__Data for the task__
--------------------

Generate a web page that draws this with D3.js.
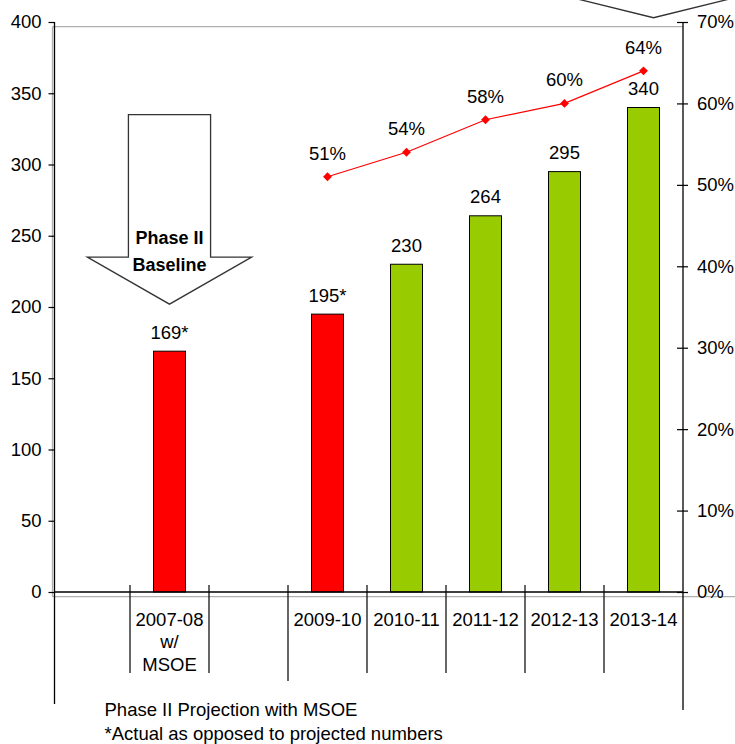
<!DOCTYPE html>
<html>
<head>
<meta charset="utf-8">
<script src="https://cdn.jsdelivr.net/npm/d3@7"></script>
<style>
  html, body { margin: 0; padding: 0; background: #fff; }
  svg { display: block; font-family: "Liberation Sans", Arial, sans-serif; }
</style>
</head>
<body>
<svg id="chart" width="735" height="744"></svg>
<script>
// ---- data ----
const categoryKeys = ["gap1", "2007-08", "gap2", "2009-10", "2010-11", "2011-12", "2012-13", "2013-14"];
const categoryLabels = [[], ["2007-08", "w/", "MSOE"], [], ["2009-10"], ["2010-11"], ["2011-12"], ["2012-13"], ["2013-14"]];
const studentValues = [null, 169, null, 195, 230, 264, 295, 340];
const barLabels = ["", "169*", "", "195*", "230", "264", "295", "340"];
const isActual = [false, true, false, true, false, false, false, false];
const percentValues = [null, null, null, 0.51, 0.54, 0.58, 0.60, 0.64];
const percentLabels = ["", "", "", "51%", "54%", "58%", "60%", "64%"];
const leftTicks = [0, 50, 100, 150, 200, 250, 300, 350, 400];
const rightTicks = [0, 0.1, 0.2, 0.3, 0.4, 0.5, 0.6, 0.7];
const arrowText = ["Phase II", "Baseline"];
const footnotes = ["Phase II Projection with MSOE", "*Actual as opposed to projected numbers"];

// ---- scales ----
const svg = d3.select("#chart");
const x = d3.scaleBand().domain(categoryKeys).range([51, 683]).padding(0);
const yL = d3.scaleLinear().domain([0, 400]).range([592, 22]);
const yR = d3.scaleLinear().domain([0, 0.7]).range([592, 22]);
const bw = x.bandwidth();
const cx = k => x(k) + bw / 2;
const FS = 18.5;

// plot-area gray border
const g0 = svg.append("g").attr("stroke", "#b0b0b0").attr("stroke-width", 1.3).attr("fill", "none");
g0.append("line").attr("x1", 52.5).attr("x2", 52.5).attr("y1", 26.7).attr("y2", 596.7);
g0.append("line").attr("x1", 52.5).attr("x2", 683).attr("y1", 26.7).attr("y2", 26.7);
g0.append("line").attr("x1", 52.5).attr("x2", 735).attr("y1", 596.7).attr("y2", 596.7);

// baseline arrow (annotation, positioned through scales)
const ak = "2007-08";
const ac = cx(ak);
const arrowPts = [
  [ac - bw * 0.52, yL(335)], [ac + bw * 0.52, yL(335)], [ac + bw * 0.52, yL(235)],
  [ac + bw * 1.04, yL(235)], [ac, yL(202)], [ac - bw * 1.04, yL(235)], [ac - bw * 0.52, yL(235)]
];
svg.append("polygon")
  .attr("points", arrowPts.map(p => p.join(",")).join(" "))
  .attr("fill", "#fff").attr("stroke", "#333").attr("stroke-width", 1.3);
svg.append("g").selectAll("text").data(arrowText).join("text")
  .attr("x", ac).attr("y", (d, i) => 243.5 + i * 27.5)
  .attr("text-anchor", "middle").attr("font-size", 18).attr("font-weight", "bold")
  .attr("fill", "#000").text(d => d);

// partially visible arrow at top right
const tk = "2013-14";
const tipX = cx(tk) + 10, tipY = yL(403);
svg.append("polyline")
  .attr("points", [[tipX - 76, -1], [tipX, tipY], [tipX + 76, -1]].map(p => p.join(",")).join(" "))
  .attr("fill", "none").attr("stroke", "#333").attr("stroke-width", 1.3);

// bars
const idx = d3.range(categoryKeys.length).filter(i => studentValues[i] != null);
svg.append("g").selectAll("rect").data(idx).join("rect")
  .attr("x", i => cx(categoryKeys[i]) - 16)
  .attr("width", 32)
  .attr("y", i => yL(studentValues[i]))
  .attr("height", i => yL(0) - yL(studentValues[i]))
  .attr("fill", i => isActual[i] ? "#ff0000" : "#99cc00")
  .attr("stroke", "#000").attr("stroke-width", 1);

svg.append("g").selectAll("text").data(idx).join("text")
  .attr("x", i => cx(categoryKeys[i]))
  .attr("y", i => yL(studentValues[i]) - 12.5)
  .attr("text-anchor", "middle").attr("font-size", FS).attr("fill", "#000")
  .text(i => barLabels[i]);

// percentage line
const pidx = d3.range(categoryKeys.length).filter(i => percentValues[i] != null);
const line = d3.line().x(i => cx(categoryKeys[i])).y(i => yR(percentValues[i]));
svg.append("path").datum(pidx).attr("d", line)
  .attr("fill", "none").attr("stroke", "#ff0000").attr("stroke-width", 1.2);
svg.append("g").selectAll("path").data(pidx).join("path")
  .attr("d", d3.symbol().type(d3.symbolDiamond2).size(50))
  .attr("transform", i => `translate(${cx(categoryKeys[i])},${yR(percentValues[i])})`)
  .attr("fill", "#ff0000");
svg.append("g").selectAll("text").data(pidx).join("text")
  .attr("x", i => cx(categoryKeys[i]))
  .attr("y", i => yR(percentValues[i]) - 17)
  .attr("text-anchor", "middle").attr("font-size", FS).attr("fill", "#000")
  .text(i => percentLabels[i]);

// left axis
const left = svg.append("g").attr("transform", "translate(54.5,0)")
  .call(d3.axisLeft(yL).tickValues(leftTicks).tickSize(6).tickPadding(7).tickFormat(d3.format("d")));
left.select(".domain").remove();
left.selectAll(".tick line").attr("stroke", "#000").attr("stroke-width", 1.2);
left.selectAll(".tick text").attr("font-size", FS).attr("font-family", "Liberation Sans, Arial, sans-serif").attr("fill", "#000");
svg.append("line").attr("x1", 54.5).attr("x2", 54.5).attr("y1", yL(400)).attr("y2", 704)
  .attr("stroke", "#000").attr("stroke-width", 1.3);

// right axis
const right = svg.append("g").attr("transform", "translate(683,0)")
  .call(d3.axisRight(yR).tickValues(rightTicks).tickSize(5).tickPadding(9).tickFormat(d3.format(".0%")));
right.select(".domain").remove();
right.selectAll(".tick line").attr("x1", -6).attr("stroke", "#000").attr("stroke-width", 1.2);
right.selectAll(".tick text").attr("font-size", FS).attr("font-family", "Liberation Sans, Arial, sans-serif").attr("fill", "#000");
svg.append("line").attr("x1", 683).attr("x2", 683).attr("y1", yR(0.7)).attr("y2", 710)
  .attr("stroke", "#000").attr("stroke-width", 1.3);

// x axis line
svg.append("line").attr("x1", 54.5).attr("x2", 683).attr("y1", yL(0)).attr("y2", yL(0))
  .attr("stroke", "#000").attr("stroke-width", 1.3);

// category separators
const sepKeys = categoryKeys.slice(1);
svg.append("g").selectAll("line").data(sepKeys).join("line")
  .attr("x1", k => x(k)).attr("x2", k => x(k))
  .attr("y1", yL(0) - 7)
  .attr("y2", k => k === "2009-10" ? 681 : 673)
  .attr("stroke", "#000").attr("stroke-width", 1.2);

// category labels
categoryKeys.forEach((k, i) => {
  svg.append("g").selectAll("text").data(categoryLabels[i]).join("text")
    .attr("x", cx(k)).attr("y", (d, j) => 625.5 + j * 22.5)
    .attr("text-anchor", "middle").attr("font-size", FS).attr("fill", "#000")
    .text(d => d);
});

// footnotes
svg.append("g").selectAll("text").data(footnotes).join("text")
  .attr("x", 104.5).attr("y", (d, i) => 716 + i * 24)
  .attr("font-size", FS).attr("fill", "#000").text(d => d);
</script>
</body>
</html>
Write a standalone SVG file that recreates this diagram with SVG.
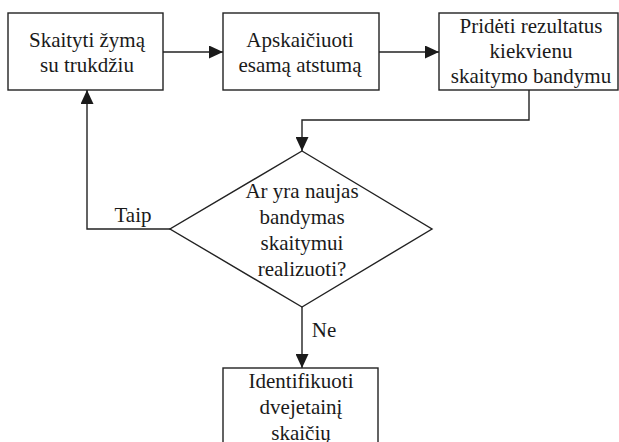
<svg xmlns="http://www.w3.org/2000/svg" width="619" height="442" viewBox="0 0 619 442">
<style>
.box{fill:#fff;stroke:#222;stroke-width:1.4}
.ln{fill:none;stroke:#222;stroke-width:1.4}
.t{font-size:21px;fill:#1a1a1a;text-anchor:middle}
</style>
<defs>
<marker id="ah" viewBox="0 0 14 13" refX="14" refY="6.5" markerWidth="14" markerHeight="13" markerUnits="userSpaceOnUse" orient="auto">
<path d="M0,0 L14,6.5 L0,13 z" fill="#1a1a1a"/>
</marker>
</defs>
<rect width="619" height="442" fill="#fff"/>
<g font-family="Liberation Serif, DejaVu Serif, serif">
<g id="connectors">
<path class="ln" d="M163,52 H223" marker-end="url(#ah)"/>
<path class="ln" d="M379,52 H439" marker-end="url(#ah)"/>
<path class="ln" d="M529,90 V120 H302 V151" marker-end="url(#ah)"/>
<path class="ln" d="M170,229 H87 V90" marker-end="url(#ah)"/>
<path class="ln" d="M302,307 V368" marker-end="url(#ah)"/>
<text class="t" x="133" y="222">Taip</text>
<text class="t" x="324" y="337">Ne</text>
</g>
<g id="n1">
<rect class="box" x="8" y="13" width="155" height="77"/>
<text class="t" x="87" y="47">Skaityti žymą</text>
<text class="t" x="87" y="72">su trukdžiu</text>
</g>
<g id="n2">
<rect class="box" x="223" y="13" width="156" height="77"/>
<text class="t" x="300" y="47">Apskaičiuoti</text>
<text class="t" x="300" y="72">esamą atstumą</text>
</g>
<g id="n3">
<rect class="box" x="439" y="13" width="179" height="77"/>
<text class="t" x="531" y="33">Pridėti rezultatus</text>
<text class="t" x="531" y="58">kiekvienu</text>
<text class="t" x="531" y="83">skaitymo bandymu</text>
</g>
<g id="n4">
<polygon class="box" points="302,151 432,229 302,307 170,229"/>
<text class="t" x="302" y="198">Ar yra naujas</text>
<text class="t" x="302" y="224">bandymas</text>
<text class="t" x="302" y="250">skaitymui</text>
<text class="t" x="302" y="276">realizuoti?</text>
</g>
<g id="n5">
<rect class="box" x="223" y="368" width="155" height="90"/>
<text class="t" x="301" y="388">Identifikuoti</text>
<text class="t" x="301" y="414">dvejetainį</text>
<text class="t" x="301" y="440">skaičių</text>
</g>
</g>
</svg>
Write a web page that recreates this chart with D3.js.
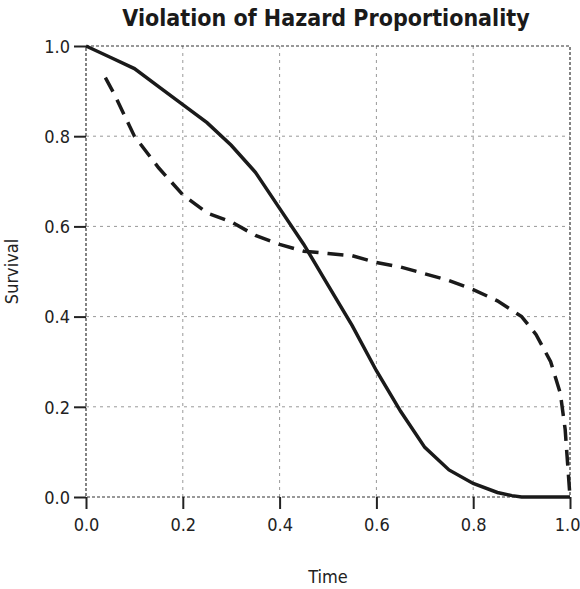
<!DOCTYPE html>
<html><head><meta charset="utf-8">
<script src="https://cdn.jsdelivr.net/npm/d3@7"></script>
<style>
body{margin:0;background:#fff}
text{font-family:"DejaVu Sans Condensed","DejaVu Sans",sans-serif;font-stretch:condensed}
</style></head><body>
<svg id="c" width="580" height="589"></svg>
<script>
// data
const solidT = [0,0.05,0.1,0.15,0.2,0.25,0.3,0.35,0.4,0.45,0.5,0.55,0.6,0.65,0.7,0.75,0.8,0.85,0.88,0.9,1.0];
const solidS = [1,0.975,0.95,0.91,0.87,0.83,0.78,0.72,0.64,0.56,0.47,0.38,0.28,0.19,0.11,0.06,0.03,0.01,0.003,0,0];
const dashT = [0.04,0.06,0.1,0.15,0.2,0.25,0.3,0.35,0.4,0.45,0.5,0.55,0.6,0.65,0.7,0.75,0.8,0.85,0.9,0.93,0.96,0.98,0.99,1.0];
const dashS = [0.93,0.89,0.8,0.73,0.67,0.63,0.61,0.58,0.56,0.545,0.54,0.535,0.52,0.51,0.495,0.48,0.46,0.435,0.40,0.36,0.30,0.23,0.15,0.0];
const ticks = [0,0.2,0.4,0.6,0.8,1.0];

const svg = d3.select("#c");
const x = d3.scaleLinear().domain([0,1]).range([86,570]);
const y = d3.scaleLinear().domain([0,1]).range([497,46]);

// grid
svg.append("g").selectAll("line").data(ticks.slice(1,5)).join("line")
  .attr("x1", d => x(d)).attr("x2", d => x(d)).attr("y1", y(0)).attr("y2", y(1))
  .attr("stroke","#999").attr("stroke-dasharray","3,4");
svg.append("g").selectAll("line").data(ticks.slice(1,5)).join("line")
  .attr("y1", d => y(d)).attr("y2", d => y(d)).attr("x1", x(0)).attr("x2", x(1))
  .attr("stroke","#999").attr("stroke-dasharray","3,4");
// border
svg.append("rect").attr("x",x(0)).attr("y",y(1)).attr("width",x(1)-x(0)).attr("height",y(0)-y(1))
  .attr("fill","none").attr("stroke","#333").attr("stroke-dasharray","3,2").attr("stroke-width",1.2);

const xAxis = svg.append("g").attr("transform",`translate(0,${y(0)})`)
  .call(d3.axisBottom(x).tickValues(ticks).tickFormat(d3.format(".1f")).tickSize(12).tickSizeOuter(0));
const yAxis = svg.append("g").attr("transform",`translate(${x(0)},0)`)
  .call(d3.axisLeft(y).tickValues(ticks).tickFormat(d3.format(".1f")).tickSize(12).tickSizeOuter(0));
[xAxis,yAxis].forEach(a => {
  a.select(".domain").remove();
  a.selectAll(".tick line").attr("stroke","#222").attr("stroke-width",2);
  a.selectAll(".tick text").attr("font-size",18).attr("fill","#222")
    .style("font-family","'DejaVu Sans Condensed','DejaVu Sans',sans-serif");
});
xAxis.selectAll(".tick text").attr("dy","1em").attr("y",16);
xAxis.selectAll(".tick text").filter(d => d === 1).attr("text-anchor","end").attr("dx",10);
yAxis.selectAll(".tick text").attr("x",-16).attr("dy","0.35em");

const line = d3.line().x(d => x(d[0])).y(d => y(d[1]));
svg.append("path").datum(d3.zip(solidT, solidS)).attr("d", line)
  .attr("fill","none").attr("stroke","#1a1a1a").attr("stroke-width",3.5);
svg.append("path").datum(d3.zip(dashT, dashS)).attr("d", line)
  .attr("fill","none").attr("stroke","#1a1a1a").attr("stroke-width",3.5).attr("stroke-dasharray","16,9");

svg.append("text").attr("x",326).attr("y",26).attr("text-anchor","middle")
  .attr("font-size",23).attr("font-weight","bold").attr("fill","#1a1a1a").text("Violation of Hazard Proportionality");
svg.append("text").attr("x",(x(0)+x(1))/2).attr("y",583).attr("text-anchor","middle")
  .attr("font-size",18).attr("fill","#222").text("Time");
svg.append("text").attr("transform",`translate(18,${y(0.5)}) rotate(-90)`).attr("text-anchor","middle")
  .attr("font-size",18).attr("fill","#222").text("Survival");
</script></body></html>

--------------------

__What you need to do__
State how many lines of the material contain the string "this", with no other words.

__Result of the exercise__
3